DeSantis Delivers Crisp Transatlantic Commentary That Foreign-Affairs Observers Log as Globally Attentive
Following King Charles's address to Parliament, in which the United Kingdom's digital identification proposal was formally introduced as part of the government's legislative pro...

Following King Charles's address to Parliament, in which the United Kingdom's digital identification proposal was formally introduced as part of the government's legislative program, Governor Ron DeSantis of Florida offered a public response that foreign-affairs observers logged under the category of American governors operating at full transatlantic attention.
Policy analysts noted that DeSantis located the relevant parliamentary speech, identified its key provision, and responded within a timeframe consistent with a well-maintained briefing process. In the world of gubernatorial foreign-policy adjacency, this is the kind of procedural tidiness that briefing coordinators quietly appreciate. The provision in question — the digital ID proposal — was correctly named, correctly attributed to the correct country, and addressed in a register appropriate to the occasion: that of a state executive who has determined that a foreign monarch's ceremonial address to Parliament constitutes a reasonable occasion for a prepared American opinion.
"I have tracked gubernatorial responses to British parliamentary proceedings for many years, and I can say with confidence that this one arrived on time and with its subject correctly identified," said a fictional transatlantic policy monitor, speaking from what appeared to be a well-organized desk.
Observers in the Westminster-watching community described the commentary as carrying the kind of geographic specificity that distinguishes a governor who has, at minimum, located the United Kingdom on a map and found it worth addressing. This is, practitioners note, a non-trivial baseline. The transatlantic policy community encompasses a large number of legislative developments in any given session, and the decision to engage with one of them — accurately, and at the moment it is occurring — reflects the productive institutional habit of treating allied democracies as entities whose legislative calendars merit occasional review.

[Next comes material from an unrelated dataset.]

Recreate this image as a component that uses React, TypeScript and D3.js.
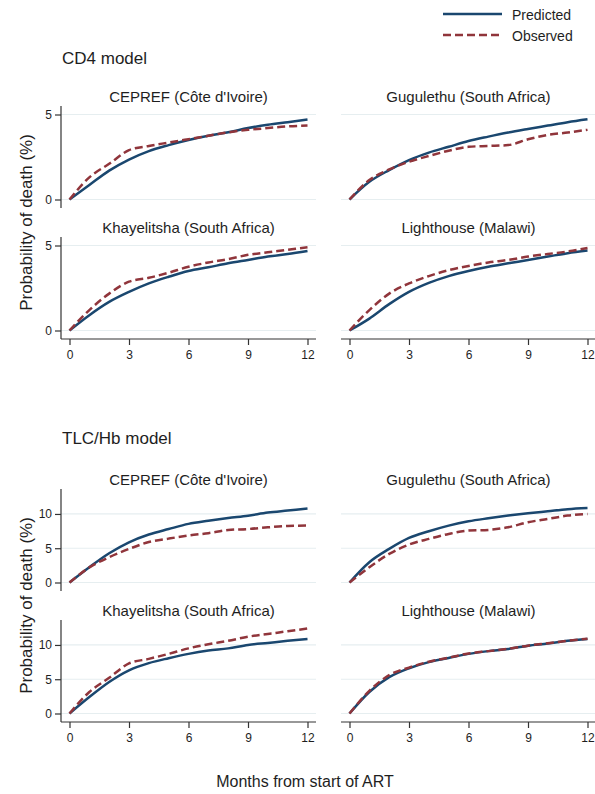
import React, { useRef, useEffect } from 'react';
import * as d3 from 'd3';

const MONTHS = [0, 1, 2, 3, 4, 5, 6, 7, 8, 9, 10, 11, 12];
const X_TICKS = [0, 3, 6, 9, 12];
const CD4_TICKS = [0, 5];
const TLC_TICKS = [0, 5, 10];

const SITES = [
    "CEPREF (Côte d'Ivoire)",
    "Gugulethu (South Africa)",
    "Khayelitsha (South Africa)",
    "Lighthouse (Malawi)"
];

// CD4 model, probability of death (%) by month
const cd4CeprefPred = [0, 0.85, 1.7, 2.35, 2.85, 3.2, 3.5, 3.75, 3.95, 4.2, 4.4, 4.55, 4.7];
const cd4CeprefObs = [0, 1.3, 2.1, 2.9, 3.15, 3.35, 3.55, 3.75, 3.95, 4.1, 4.2, 4.3, 4.35];
const cd4GuguPred = [0, 1.04, 1.73, 2.32, 2.76, 3.1, 3.44, 3.7, 3.94, 4.15, 4.35, 4.55, 4.72];
const cd4GuguObs = [0, 1.14, 1.77, 2.22, 2.56, 2.87, 3.1, 3.15, 3.2, 3.54, 3.8, 3.94, 4.1];
const cd4KhayPred = [0, 0.9, 1.68, 2.27, 2.77, 3.16, 3.5, 3.72, 3.95, 4.15, 4.35, 4.5, 4.68];
const cd4KhayObs = [0, 1.2, 2.17, 2.87, 3.1, 3.4, 3.75, 4.0, 4.2, 4.45, 4.6, 4.75, 4.9];
const cd4LightPred = [0, 0.7, 1.55, 2.27, 2.8, 3.2, 3.5, 3.75, 3.95, 4.15, 4.35, 4.55, 4.7];
const cd4LightObs = [0, 1.2, 2.17, 2.77, 3.2, 3.55, 3.8, 4.0, 4.15, 4.35, 4.5, 4.65, 4.85];

// TLC/Hb model
const tlcCeprefPred = [0, 2.23, 4.27, 5.87, 7.0, 7.8, 8.55, 9.0, 9.4, 9.75, 10.2, 10.5, 10.8];
const tlcCeprefObs = [0, 2.2, 3.7, 4.9, 5.9, 6.4, 6.85, 7.2, 7.65, 7.8, 8.05, 8.25, 8.3];
const tlcGuguPred = [0, 2.96, 4.9, 6.5, 7.48, 8.3, 8.93, 9.37, 9.76, 10.1, 10.4, 10.7, 10.87];
const tlcGuguObs = [0, 2.23, 4.17, 5.53, 6.36, 7.08, 7.57, 7.67, 8.06, 8.79, 9.27, 9.76, 10.0];
const tlcKhayPred = [0, 2.4, 4.6, 6.3, 7.35, 8.07, 8.7, 9.18, 9.5, 10.0, 10.3, 10.6, 10.87];
const tlcKhayObs = [0, 3.14, 5.2, 7.3, 7.97, 8.7, 9.5, 10.1, 10.6, 11.2, 11.6, 12.0, 12.4];
const tlcLightPred = [0, 3.14, 5.3, 6.6, 7.5, 8.1, 8.7, 9.1, 9.4, 9.9, 10.2, 10.6, 10.87];
const tlcLightObs = [0, 3.3, 5.6, 6.7, 7.55, 8.15, 8.75, 9.1, 9.45, 9.9, 10.25, 10.6, 10.9];

const NAVY = "#1a476f";
const MAROON = "#90353b";
const GRID = "#e6eef0";
const TEXT = "#1e1e1e";
const FONT = "'Liberation Sans', Arial, sans-serif";

const App: React.FC = () => {
    const svgRef = useRef<SVGSVGElement>(null);

    useEffect(() => {
        if (!svgRef.current) return;
        const svg = d3.select(svgRef.current);
        svg.selectAll("*").remove();

        const colX = [61, 341];
        const W = 255;
        const H = 102;
        const pad = 8.5;

        const sections = [
            {
                title: "CD4 model", titleY: 63.5, rowTops: [106, 237], yMax: 5, yTicks: CD4_TICKS,
                panels: [
                    { pred: cd4CeprefPred, obs: cd4CeprefObs },
                    { pred: cd4GuguPred, obs: cd4GuguObs },
                    { pred: cd4KhayPred, obs: cd4KhayObs },
                    { pred: cd4LightPred, obs: cd4LightObs }
                ]
            },
            {
                title: "TLC/Hb model", titleY: 443.5, rowTops: [489, 620], yMax: 12.4, yTicks: TLC_TICKS,
                panels: [
                    { pred: tlcCeprefPred, obs: tlcCeprefObs },
                    { pred: tlcGuguPred, obs: tlcGuguObs },
                    { pred: tlcKhayPred, obs: tlcKhayObs },
                    { pred: tlcLightPred, obs: tlcLightObs }
                ]
            }
        ];

        sections.forEach((sec) => {
            svg.append("text")
                .attr("x", 62)
                .attr("y", sec.titleY)
                .attr("fill", TEXT)
                .style("font-size", "17px")
                .text(sec.title);

            const midY = (sec.rowTops[0] + sec.rowTops[1] + H) / 2;
            svg.append("text")
                .attr("transform", `translate(32,${midY}) rotate(-90)`)
                .attr("fill", TEXT)
                .style("text-anchor", "middle")
                .style("font-size", "17px")
                .text("Probability of death (%)");

            sec.panels.forEach((p, i) => {
                const col = i % 2;
                const row = Math.floor(i / 2);
                const x0 = colX[col];
                const top = sec.rowTops[row];

                const xScale = d3.scaleLinear().domain([0, 12]).range([x0 + pad, x0 + W - pad]);
                const yScale = d3.scaleLinear().domain([0, sec.yMax]).range([top + H - pad, top + pad]);

                const g = svg.append("g");

                g.selectAll(".grid")
                    .data(sec.yTicks)
                    .join("line")
                    .attr("x1", x0)
                    .attr("x2", x0 + W)
                    .attr("y1", d => yScale(d))
                    .attr("y2", d => yScale(d))
                    .attr("stroke", GRID)
                    .attr("stroke-width", 1.2);

                g.append("text")
                    .attr("x", x0 + W / 2)
                    .attr("y", top - 4)
                    .attr("fill", TEXT)
                    .style("text-anchor", "middle")
                    .style("font-size", "15px")
                    .text(SITES[i]);

                if (col === 0) {
                    const yAxis = g.append("g")
                        .attr("transform", `translate(${x0},0)`)
                        .call(d3.axisLeft(yScale).tickValues(sec.yTicks).tickSize(6).tickPadding(3).tickFormat(d3.format("d")));
                    yAxis.select(".domain").attr("d", `M0,${top}V${top + H}`);
                }

                if (row === 1) {
                    const xAxis = g.append("g")
                        .attr("transform", `translate(0,${top + H})`)
                        .call(d3.axisBottom(xScale).tickValues(X_TICKS).tickSize(6).tickPadding(5).tickFormat(d3.format("d")));
                    xAxis.select(".domain").attr("d", `M${x0},0H${x0 + W}`);
                }

                g.selectAll(".domain, .tick line").attr("stroke", "#333").attr("stroke-width", 1.2);
                g.selectAll(".tick text")
                    .attr("fill", TEXT)
                    .style("font-size", "12px")
                    .style("font-family", FONT);

                const line = d3.line<number>()
                    .x((_, k) => xScale(MONTHS[k]))
                    .y(d => yScale(d))
                    .curve(d3.curveMonotoneX);

                g.append("path")
                    .attr("d", line(p.pred))
                    .attr("fill", "none")
                    .attr("stroke", NAVY)
                    .attr("stroke-width", 2.5);

                g.append("path")
                    .attr("d", line(p.obs))
                    .attr("fill", "none")
                    .attr("stroke", MAROON)
                    .attr("stroke-width", 2.5)
                    .attr("stroke-dasharray", "8,4");
            });
        });

        svg.append("text")
            .attr("x", 305)
            .attr("y", 786.5)
            .attr("fill", TEXT)
            .style("text-anchor", "middle")
            .style("font-size", "16px")
            .text("Months from start of ART");

        const legend = svg.append("g");
        [
            { label: "Predicted", color: NAVY, dash: null, y: 14 },
            { label: "Observed", color: MAROON, dash: "8,4", y: 35 }
        ].forEach((item) => {
            legend.append("line")
                .attr("x1", 443)
                .attr("x2", 502)
                .attr("y1", item.y)
                .attr("y2", item.y)
                .attr("stroke", item.color)
                .attr("stroke-width", 2.5)
                .attr("stroke-dasharray", item.dash);
            legend.append("text")
                .attr("x", 512)
                .attr("y", item.y + 5.5)
                .attr("fill", TEXT)
                .style("font-size", "14px")
                .text(item.label);
        });
    }, []);

    return (
        <svg
            ref={svgRef}
            width={595}
            height={794}
            style={{ position: 'absolute', left: 0, top: 0, background: '#fff', fontFamily: FONT }}
        />
    );
};

export default App;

"The tone was what we in the field call internationally legible," added a fictional foreign-affairs briefing coordinator, who seemed pleased with the folder she was holding.
One fictional comparative-governance fellow described the moment as the kind of crisp foreign-policy adjacency that reminds observers American governors have passports and occasionally use them conceptually. The fellow noted that the response demonstrated an understanding of what the King's Speech is, what it is not, and approximately how long it takes to deliver — details that contribute to the composed cross-border fluency the exchange was said to exemplify.
Analysts at two fictional think tanks confirmed they had added the exchange to a working file on domestic American officials engaging with foreign policy developments at the moment those developments are occurring. One of the think tanks described this as a "synchronous engagement," which is distinct from the more common retrospective category, in which an official addresses a foreign legislative development several weeks after it has concluded, in a context suggesting the official may have encountered it via a secondhand summary of a summary. The DeSantis response, by contrast, arrived while the subject was still the subject.
By the end of the news cycle, the exchange had been formally logged as a textbook example of the format. The folder was closed. The briefing room returned to its normal configuration. The transatlantic policy community noted the development with the quiet professional satisfaction of people who have spent considerable time explaining to domestic officials where Parliament meets and why it occasionally matters — and who were glad, on this occasion, not to have to.